“On the growing role of editors and reporters, I think directionally he’s right but he may take it farther than I would take it,” said Mr. Murray, the Journal editor.
“I respect Jeff’s thinking, but I don’t mean to say for a second I agree with it all,” said Jim Willse, the editor of the Star-Ledger whose newsroom is getting a 40 percent cut. He has worked with Mr. Jarvis off and on for the last three decades. “He’s not given to understatement. I think he and I part company on a number of points that he makes. One of them is the reliance on whatever the phrase of the moment is—citizen journalism or pro-am journalism—and I think that in his enthusiasm for a new newsroom model he undervalues the worth of good old-fashioned reporting.”
“For someone like me who is living the life of newspaper editor in difficult times, Jeff is a very valuable source of ideas because he’s lived the life of mainstream media as a magazine editor, columnist and an entrepreneur,” said Mr. Willse. “He’s not just sitting in the bleachers bloviating about media transforming. He’s got a good grounding in the economics of it.”
“Over the years he and I have edged somewhat closer,” wrote Mr. Keller, the Times editor, in an email. “Not to put words in Jeff’s mouth, but he now, I think, acknowledges the utility of professional judgment, skills and standards in helping an audience navigate the new information world, and the advantages of having stable institutions to pay for such things as a Baghdad bureau and to protect First Amendment rights in court. In turn, I’ve embraced the value of the audience as a participant in gathering, truth-squadding and appraising information.”
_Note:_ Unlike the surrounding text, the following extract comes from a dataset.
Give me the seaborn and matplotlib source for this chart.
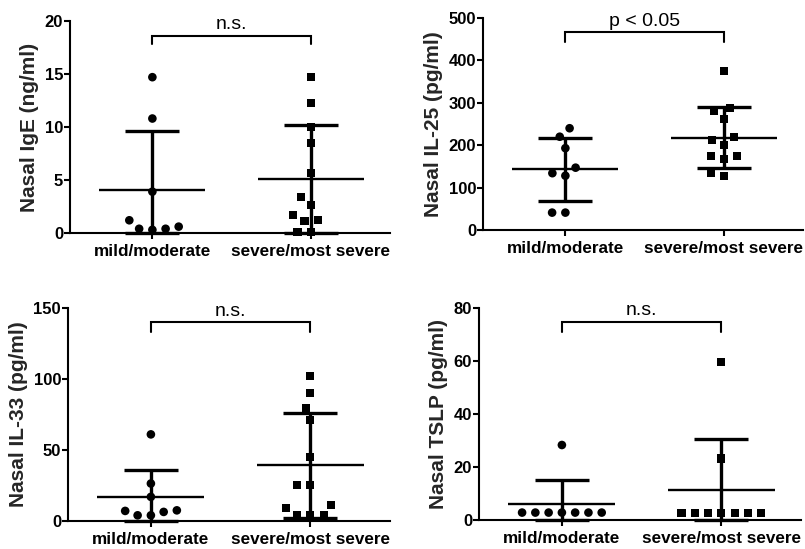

“That is bullshit,” Mr. Jarvis said when we told him what Mr. Keller had said. But, it seemed, he was directing the charge at us. “That is journalistic cliché. That’s what every story tries to do: create a conflict. That conflict doesn’t exist. We’re all trying to figure what to do about it, and we all should have different answers and experiment with those answers. To say it’s traditional against something else is bullshit. And you can quote me on that. That’s dangerous.
“I’ve been forced into this blogger-versus-MSM thing for a while and I refuse to play the game anymore. I don’t give a damn if Bill Keller is closer to me or I’m closer to him. The question is: What are we all doing to advance this? I am delighted to see The New York Times advance in many, many ways. I think they’re brilliant.”